Let us interpret $e_n=\sum_{r=0}^{n}a_{2r}$ in these terms. It's the number of choices of $t_i\in\{0,1,2\}$ such that $t_1+\ldots+t_n$ is even. Similarly, $o_n=\sum_{r=1}^{n}a_{2r-1}$ is the number of choices of $t_i\in\{0,1,2\}$ such that $t_1+\ldots+t_n$ is odd.

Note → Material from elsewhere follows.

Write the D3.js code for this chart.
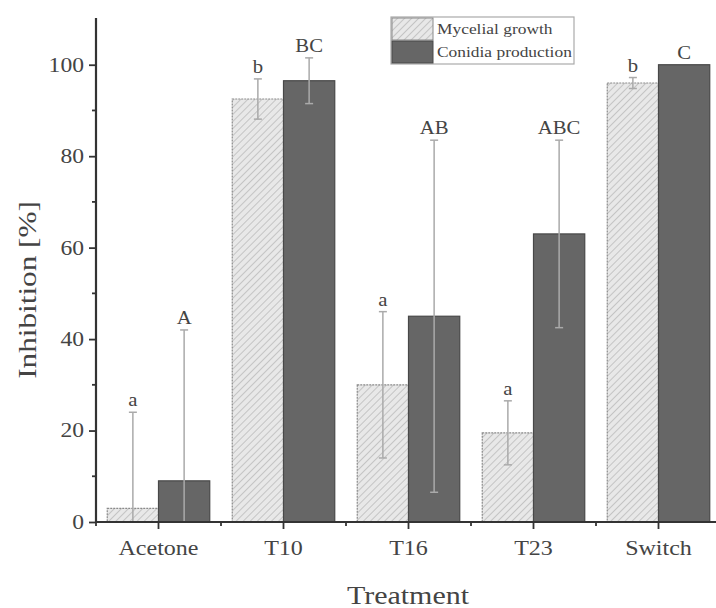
<!doctype html>
<html>
<head>
<meta charset="utf-8">
<script src="https://d3js.org/d3.v7.min.js"></script>
<style>
  body { margin: 0; background: #fff; }
  text { font-family: "Liberation Serif", "DejaVu Serif", serif; fill: #444; }
</style>
</head>
<body>
<script>
// ---- data ----
var treatments = ["Acetone", "T10", "T16", "T23", "Switch"];
var seriesNames = ["Mycelial growth", "Conidia production"];
var mycelial = [3, 92.5, 30, 19.5, 96];
var mycelialErr = [21, 4.4, 16, 7, 1.2];
var mycelialLetters = ["a", "b", "a", "a", "b"];
var conidia = [9, 96.5, 45, 63, 100];
var conidiaErr = [33, 5, 38.5, 20.5, 0];
var conidiaLetters = ["A", "BC", "AB", "ABC", "C"];
var yTicks = [0, 20, 40, 60, 80, 100];
var yMinor = [10, 30, 50, 70, 90];

var width = 716, height = 608;
var svg = d3.select("body").append("svg").attr("width", width).attr("height", height);

// the original font is a wide book face; widen the serif a bit
function widen(sel, k) {
  sel.each(function() {
    var w = this.getComputedTextLength();
    d3.select(this).attr("textLength", w * k).attr("lengthAdjust", "spacingAndGlyphs");
  });
}

var defs = svg.append("defs");
var pat = defs.append("pattern")
    .attr("id", "hatch")
    .attr("patternUnits", "userSpaceOnUse")
    .attr("width", 5).attr("height", 5)
    .attr("patternTransform", "rotate(45)");
pat.append("rect").attr("width", 5).attr("height", 5).attr("fill", "#e8e8e8");
pat.append("line").attr("x1", 0).attr("y1", 0).attr("x2", 0).attr("y2", 5)
    .attr("stroke", "#b8b8b8").attr("stroke-width", 1.5);

var x = d3.scaleBand().domain(treatments).range([96, 721])
    .paddingInner(0.18).paddingOuter(0.09);
var xs = d3.scaleBand().domain([0, 1]).range([0, x.bandwidth()]);
var y = d3.scaleLinear().domain([0, 110]).range([522, 19]);

var rows = [];
treatments.forEach(function(t, i) {
  rows.push({t: t, s: 0, v: mycelial[i], e: mycelialErr[i], l: mycelialLetters[i]});
  rows.push({t: t, s: 1, v: conidia[i], e: conidiaErr[i], l: conidiaLetters[i]});
});

var g = svg.append("g");

g.selectAll("rect.bar").data(rows).enter().append("rect")
  .attr("class", "bar")
  .attr("x", function(d) { return x(d.t) + xs(d.s); })
  .attr("width", xs.bandwidth())
  .attr("y", function(d) { return y(d.v); })
  .attr("height", function(d) { return y(0) - y(d.v); })
  .attr("fill", function(d) { return d.s == 0 ? "url(#hatch)" : "#666"; })
  .attr("stroke", function(d) { return d.s == 0 ? "#8a8a8a" : "#484848"; })
  .attr("stroke-dasharray", function(d) { return d.s == 0 ? "2,1" : null; })
  .attr("stroke-width", 1.2);

// error bars (lower part clipped at 0)
var eb = g.selectAll("g.err").data(rows).enter().append("g").attr("class", "err")
  .attr("transform", function(d) { return "translate(" + (x(d.t) + xs(d.s) + xs.bandwidth() / 2) + ",0)"; });
var withErr = eb.filter(function(d) { return d.e > 0; });
withErr.append("line")
  .attr("y1", function(d) { return y(Math.max(0, d.v - d.e)); })
  .attr("y2", function(d) { return y(d.v + d.e); })
  .attr("stroke", "#aaa").attr("stroke-width", 1.5);
withErr.append("line")
  .attr("x1", -4).attr("x2", 4)
  .attr("y1", function(d) { return y(d.v + d.e); })
  .attr("y2", function(d) { return y(d.v + d.e); })
  .attr("stroke", "#aaa").attr("stroke-width", 1.5);
withErr.filter(function(d) { return d.v - d.e > 0; }).append("line")
  .attr("x1", -4).attr("x2", 4)
  .attr("y1", function(d) { return y(d.v - d.e); })
  .attr("y2", function(d) { return y(d.v - d.e); })
  .attr("stroke", "#aaa").attr("stroke-width", 1.5);
var letters = eb.append("text")
  .attr("text-anchor", "middle")
  .attr("y", function(d) { return y(d.v + d.e) - 6; })
  .style("font-size", "18px")
  .text(function(d) { return d.l; });
widen(letters, 1.15);

// y axis
var yAxis = d3.axisLeft(y).tickValues(yTicks).tickSize(7).tickPadding(5);
var ya = svg.append("g").attr("transform", "translate(96,0)").call(yAxis);
ya.select(".domain").attr("stroke", "#333").attr("stroke-width", 2.2).attr("d", "M0,18V523");
ya.selectAll(".tick line").attr("stroke", "#333").attr("stroke-width", 1.8);
var yl = ya.selectAll(".tick text").style("font-size", "20px").attr("fill", "#4a4a4a")
  .style("font-family", "Liberation Serif, serif");
widen(yl, 1.18);
ya.selectAll("line.minor").data(yMinor).enter().append("line")
  .attr("class", "minor")
  .attr("x1", -4).attr("x2", 0)
  .attr("y1", function(d) { return y(d); }).attr("y2", function(d) { return y(d); })
  .attr("stroke", "#333").attr("stroke-width", 1.8);

// x axis
var xa = svg.append("g").attr("transform", "translate(0,522)");
xa.append("line").attr("x1", 95).attr("x2", 716).attr("stroke", "#333").attr("stroke-width", 2.2);
xa.selectAll("line.maj").data(treatments).enter().append("line")
  .attr("x1", function(d) { return x(d) + x.bandwidth() / 2; })
  .attr("x2", function(d) { return x(d) + x.bandwidth() / 2; })
  .attr("y1", 0).attr("y2", 7).attr("stroke", "#333").attr("stroke-width", 1.8);
xa.selectAll("line.min").data(treatments).enter().append("line")
  .attr("x1", function(d) { return x(d) - x.step() * x.paddingInner() / 2; })
  .attr("x2", function(d) { return x(d) - x.step() * x.paddingInner() / 2; })
  .attr("y1", 0).attr("y2", 4).attr("stroke", "#333").attr("stroke-width", 1.8);
var xl = xa.selectAll("text.lab").data(treatments).enter().append("text")
  .attr("x", function(d) { return x(d) + x.bandwidth() / 2; })
  .attr("y", 33)
  .attr("text-anchor", "middle")
  .style("font-size", "20px")
  .text(function(d) { return d; });
widen(xl, 1.2);

// axis titles
var yt = svg.append("text")
  .attr("transform", "translate(36,290) rotate(-90)")
  .attr("text-anchor", "middle")
  .style("font-size", "26px")
  .text("Inhibition [%]");
widen(yt, 1.2);
var xt = svg.append("text")
  .attr("x", 408).attr("y", 604)
  .attr("text-anchor", "middle")
  .style("font-size", "25px")
  .text("Treatment");
widen(xt, 1.2);

// legend
var lg = svg.append("g").attr("transform", "translate(391,17)");
lg.append("rect").attr("width", 183).attr("height", 47)
  .attr("fill", "#fff").attr("stroke", "#aaa").attr("stroke-width", 1.2);
lg.selectAll("rect.sw").data(seriesNames).enter().append("rect")
  .attr("class", "sw")
  .attr("x", 1).attr("y", function(d, i) { return 1 + i * 23; })
  .attr("width", 41).attr("height", 22)
  .attr("fill", function(d, i) { return i == 0 ? "url(#hatch)" : "#666"; })
  .attr("stroke", function(d, i) { return i == 0 ? "#8a8a8a" : "#484848"; });
var lt = lg.selectAll("text").data(seriesNames).enter().append("text")
  .attr("x", 46).attr("y", function(d, i) { return 17 + i * 23; })
  .style("font-size", "14.5px")
  .text(function(d) { return d; });
widen(lt, 1.2);
</script>
</body>
</html>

First note that $e_n+o_n$ gives us all possible choices of which we have $3^n$, since we have $3$ choices for each factor. Finally, the sum $t_1+\ldots+t_{n-1}+t_n$ is even precisely in two cases $t_1+\ldots+t_{n-1}$ is even and $t_n$ is even, $t_1+\ldots+t_{n-1}$ is odd and $t_n$ is odd. This gives us recurrence relation $$e_n = 2e_{n-1}+o_{n-1} = 2e_{n-1}+(3^{n-1}-e_{n-1}) = e_{n-1}+3^{n-1},\quad e_0 = 1.$$ Of course, this is then just partial sum of geometric series, i.e. $$e_n = e_0 + 3^0+3^1+\ldots+3^{n-1} = 1 + \frac{3^n-1}{3-1} = \frac{3^n+1}{2},$$ and automatically we get $o_n = \frac{3^n-1}2$ as well.
You also need $a_{2n}$. This is just the number of solutions of $$t_1+\ldots+t_n = 2n,\ t_i\in\{0,1,2\},$$ and it should be clear that the only solution is $t_i = 2$, for all $i$, and therefore $a_{2n} = 1$.
To find $a_2$, we are looking for the number of solutions of $$t_1+\ldots+t_n = 2,\ t_i\in\{0,1,2\},$$ and we either have precisely one $t_i = 2$ and all others $0$, or we have precisely two of them equal to $1$ and all other $0$. Therefore, $a_2 = n + \binom n2 = \frac{n(n+1)}{2}.$
If $$ (1+x+x^2)^n=\sum_{k=0}^{2n}a_kx^k, $$ then $$ 3^n=(1+1+1^2)^n=\sum_{k=0}^{2n}a_k\quad\text{and}\quad 1=(1-1+1^2)^n=\sum_{k=0}^{2n}(-1)^ka_k. $$ Hence $$ \sum_{k=0}^{n}a_{2k}=\frac{1+3^n}{2}\quad\text{and}\quad \sum_{k=1}^{n}a_{2k-1}=\frac{3^n-1}{2} $$ and if $f(x)=(1+x+x^2)^n=\sum_{k=0}^{2n}a_kx^k$, then $f''(0)=2a_2$. But $$ f''(x)=2n(1+x+x^2)^{n-1}+n(n-1)(1+2x)^2(1+x+x^2)^{n-2} $$ and finally $$ 2a_2=2n+n(n-1)=n(n+1). $$